Sinking dollarWhen you start planning to leave your firm for greener pastures, lots of ethics issues can crop up (bad pun). One of the most acute issues is if you get an offer to join a firm that is on the opposite side of a matter you are already handling. That was the situation in a recent bankruptcy case, In re US Bentonite, Inc., and it led the court to order the firm representing a Chapter 11 debtor-in-possession to disgorge several months’ worth of fees. The firm avoided disqualification, however, in part because the lawyer’s new firm had screened him.

Bankruptcy rules of play

As first reported in the excellent DQed blog, a firm represented the debtor-in-possession through a firm associate. Two secured creditors had claims to virtually all the debtor’s assets. The firm representing one of the creditors offered the associate a job, which the associate accepted on March 11, 2015. But the associate failed to disclose the accepted offer to his supervising attorney for six weeks. And even after tardily informing his firm, the associate kept signing and filing pleadings on behalf of the debtor until almost three months after accepting the job offer.

During this time, the debtor and creditors arrived at a settlement “divvying up the debtor’s previously liquidated assets among the secured creditors and stipulating to dismiss the bankruptcy case. On June 5, the associate moved to withdraw (without disclosing the conflict).” It was not until June 15 that the supervising attorney disclosed to the court in a supplement to the firm’s Application for Employment of Attorneys that the associate had accepted a job with the firm representing the creditor. The U.S. Trustee moved to disqualify the firm representing the debtor and to deny all compensation to it.

The Bankruptcy Code and Rules require that lawyers representing debtors and their estates be “disinterested,” and impose a continuing duty to disclose all connections with debtors, creditors, other parties in interest and “their respective attorneys and accountants.”

Although the court’s opinion is lengthy, it was a no-brainer for it to conclude that “accepting a position at a law firm representing one of the largest creditors in a case where one represents the debtor must be disclosed, [and] . . . the connections between the firms and the parties at a minimum created the appearance of impropriety.”

DQ avoided, but disgorgement ordered

The result: although avoiding disqualification and disgorgement of all fees, the firm representing the debtor had to disgorge fees from the date the associate accepted the job offer — even though the firm hadn’t known about the situation for the first month.

The court said and/or implied that DQ was not warranted for several practical reasons:  (1) the lawyer creating the conflict had left the firm representing the debtor; (2) the case was nearly concluded, and the cost and delay involved in having the debtor retain new lawyers at that point would be “of no benefit,” particularly in a case where there was insufficient money to satisfy all claims; (3) the settlement agreement itself was not deemed to be tainted where the evidence established it was reached among four different parties, at arms’ length; and (4) the court obliquely acknowledged that the migrating lawyer had been screened from participation in the case after he arrived at his new firm.
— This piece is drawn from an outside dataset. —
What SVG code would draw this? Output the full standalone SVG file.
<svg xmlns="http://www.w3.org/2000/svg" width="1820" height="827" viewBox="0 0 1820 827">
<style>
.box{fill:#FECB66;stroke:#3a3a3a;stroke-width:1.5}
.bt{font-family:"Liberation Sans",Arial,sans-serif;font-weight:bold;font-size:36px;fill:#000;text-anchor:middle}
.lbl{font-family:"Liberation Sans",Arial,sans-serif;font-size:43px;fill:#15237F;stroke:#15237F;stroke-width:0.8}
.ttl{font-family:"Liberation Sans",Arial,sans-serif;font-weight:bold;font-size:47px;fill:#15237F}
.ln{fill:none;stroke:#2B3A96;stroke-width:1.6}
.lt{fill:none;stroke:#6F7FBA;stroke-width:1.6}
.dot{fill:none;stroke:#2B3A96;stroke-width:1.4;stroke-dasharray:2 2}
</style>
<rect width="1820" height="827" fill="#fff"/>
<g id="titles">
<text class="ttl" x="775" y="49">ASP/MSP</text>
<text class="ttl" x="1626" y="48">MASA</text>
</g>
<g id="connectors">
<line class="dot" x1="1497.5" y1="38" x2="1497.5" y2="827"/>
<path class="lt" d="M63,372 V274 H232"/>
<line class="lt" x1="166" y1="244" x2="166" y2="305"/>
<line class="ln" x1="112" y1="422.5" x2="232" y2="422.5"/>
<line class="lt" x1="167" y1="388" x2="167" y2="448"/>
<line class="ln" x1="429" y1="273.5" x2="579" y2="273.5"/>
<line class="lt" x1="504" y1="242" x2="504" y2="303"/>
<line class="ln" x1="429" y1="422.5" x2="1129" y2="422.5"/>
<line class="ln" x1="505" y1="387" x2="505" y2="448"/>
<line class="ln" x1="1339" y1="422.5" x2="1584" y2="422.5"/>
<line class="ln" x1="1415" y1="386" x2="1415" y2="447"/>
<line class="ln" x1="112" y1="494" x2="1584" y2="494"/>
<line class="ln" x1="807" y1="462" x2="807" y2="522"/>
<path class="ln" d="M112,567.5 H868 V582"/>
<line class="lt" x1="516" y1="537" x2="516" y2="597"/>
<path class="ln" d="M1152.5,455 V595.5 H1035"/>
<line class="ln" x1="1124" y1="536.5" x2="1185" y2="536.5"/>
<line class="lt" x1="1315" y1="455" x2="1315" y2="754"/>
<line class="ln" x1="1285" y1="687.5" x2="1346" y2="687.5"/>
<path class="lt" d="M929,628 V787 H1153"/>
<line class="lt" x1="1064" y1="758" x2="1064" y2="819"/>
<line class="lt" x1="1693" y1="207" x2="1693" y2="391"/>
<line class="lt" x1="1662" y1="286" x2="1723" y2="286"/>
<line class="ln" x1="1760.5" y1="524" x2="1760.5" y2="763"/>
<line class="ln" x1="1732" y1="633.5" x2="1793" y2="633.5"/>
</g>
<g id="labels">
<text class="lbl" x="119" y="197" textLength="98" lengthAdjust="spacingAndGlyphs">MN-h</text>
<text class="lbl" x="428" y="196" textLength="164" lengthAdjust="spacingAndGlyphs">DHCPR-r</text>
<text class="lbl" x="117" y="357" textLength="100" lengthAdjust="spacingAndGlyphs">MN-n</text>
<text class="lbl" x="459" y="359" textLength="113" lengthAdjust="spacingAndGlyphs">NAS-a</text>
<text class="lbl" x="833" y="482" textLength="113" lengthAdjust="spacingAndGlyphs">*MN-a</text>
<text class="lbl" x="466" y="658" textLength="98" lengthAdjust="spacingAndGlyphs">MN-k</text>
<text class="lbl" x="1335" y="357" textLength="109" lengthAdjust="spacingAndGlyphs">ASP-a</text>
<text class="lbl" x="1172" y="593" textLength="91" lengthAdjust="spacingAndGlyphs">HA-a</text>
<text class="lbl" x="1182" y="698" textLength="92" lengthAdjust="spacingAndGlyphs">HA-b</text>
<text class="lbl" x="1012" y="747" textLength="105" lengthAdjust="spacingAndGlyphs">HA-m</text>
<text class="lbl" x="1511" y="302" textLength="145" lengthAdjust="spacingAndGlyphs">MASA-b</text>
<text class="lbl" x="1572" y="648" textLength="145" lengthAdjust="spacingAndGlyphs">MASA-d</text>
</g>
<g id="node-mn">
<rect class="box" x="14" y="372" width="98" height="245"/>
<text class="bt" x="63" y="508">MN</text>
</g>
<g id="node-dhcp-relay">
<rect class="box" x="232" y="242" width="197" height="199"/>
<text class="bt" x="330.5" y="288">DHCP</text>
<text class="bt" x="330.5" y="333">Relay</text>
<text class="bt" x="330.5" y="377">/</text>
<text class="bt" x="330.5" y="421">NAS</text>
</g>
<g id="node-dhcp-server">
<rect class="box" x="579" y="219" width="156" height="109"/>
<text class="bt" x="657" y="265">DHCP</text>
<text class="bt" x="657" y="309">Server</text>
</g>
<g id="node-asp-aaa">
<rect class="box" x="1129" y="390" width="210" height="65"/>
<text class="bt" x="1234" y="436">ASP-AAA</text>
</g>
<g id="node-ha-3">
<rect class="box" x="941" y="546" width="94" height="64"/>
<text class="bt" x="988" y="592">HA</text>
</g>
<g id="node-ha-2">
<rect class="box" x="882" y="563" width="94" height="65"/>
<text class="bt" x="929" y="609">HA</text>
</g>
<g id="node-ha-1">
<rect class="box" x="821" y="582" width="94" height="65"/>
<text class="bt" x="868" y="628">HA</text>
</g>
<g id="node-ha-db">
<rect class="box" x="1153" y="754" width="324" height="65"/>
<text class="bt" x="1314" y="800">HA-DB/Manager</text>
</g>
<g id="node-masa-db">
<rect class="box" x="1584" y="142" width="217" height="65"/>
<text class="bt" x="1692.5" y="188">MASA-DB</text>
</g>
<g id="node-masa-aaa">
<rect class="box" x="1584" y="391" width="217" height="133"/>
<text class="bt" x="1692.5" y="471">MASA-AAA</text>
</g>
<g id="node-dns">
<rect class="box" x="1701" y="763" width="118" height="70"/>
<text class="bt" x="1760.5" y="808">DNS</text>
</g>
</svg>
Not just for bankruptcy lawyers….

The scenario that the court dealt with in In re US Bentonite, Inc. — negotiating for a job with counsel representing the opposing party — is not unique to the bankruptcy context.
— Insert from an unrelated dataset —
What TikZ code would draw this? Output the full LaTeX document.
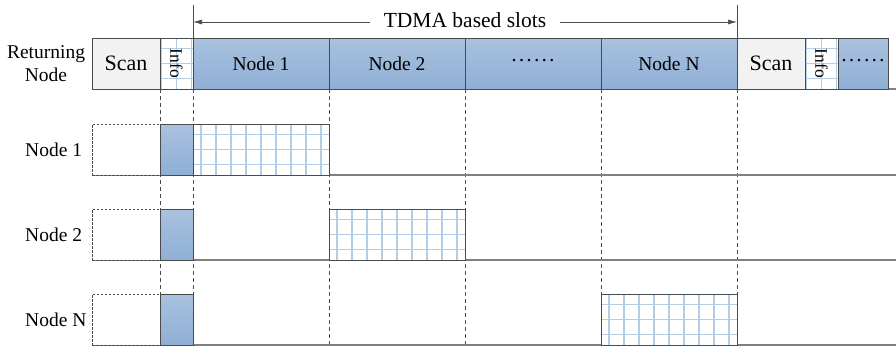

In 1996, the ABA ethics committee considered it in Formal Op. 96-400, concluding that “a lawyer’s pursuit of employment with a firm or party that [the lawyer] is opposing in a matter may materially limit [the lawyer’s]is representation of [the] client, in violation of Model Rule 1.7(b). Therefore, the lawyer must consult with [the] client and obtain the client’s consent before that point in the discussions when such discussions are reasonably likely to materially interfere with the lawyer’s professional judgment.” The more involved the lawyer is in the client’s matter, the more likely it is that a material-limitation conflict will arise.

Comment [10] to Rule 1.7 echoes the committee’s advice: “When a lawyer has discussions concerning possible employment with an opponent of the lawyer’s client, or with a law firm representing the opponent, such discussions could materially limit the lawyer’s representation of the client.”  See also ABA Formal Op. 09-455 (Oct. 8, 2009), “Disclosure of Conflicts Information When Lawyers Move Between Law Firms.”

Role of ethical screens

In Bentonite, the debtor’s firm avoided disqualification based at least partly on the fact that the migrating associate’s new firm apparently screened him when he arrived. (The court’s order says that the new firm “shall continue to screen” the lawyer from the case.)
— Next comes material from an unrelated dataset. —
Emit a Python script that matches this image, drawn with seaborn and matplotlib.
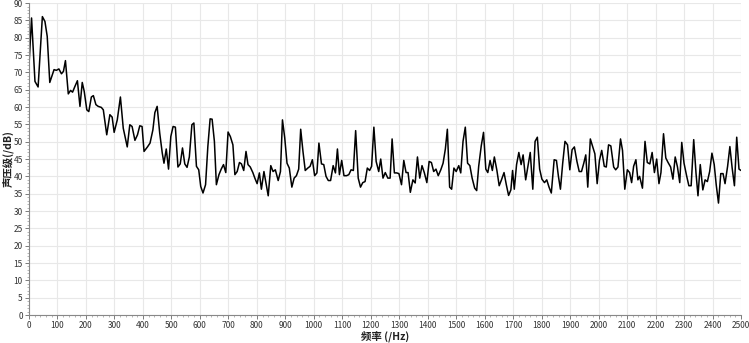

If your jurisdiction has adopted a version of Model Rule 1.10 and accepts screening as a way to avoid disqualification of a law firm in this situation, it can help ease lawyer migration quandaries under some circumstances. As comment [7] warns, however, “even where screening mechanisms have been adopted, tribunals may consider additional factors in ruling upon motions to disqualify a lawyer from pending litigation.”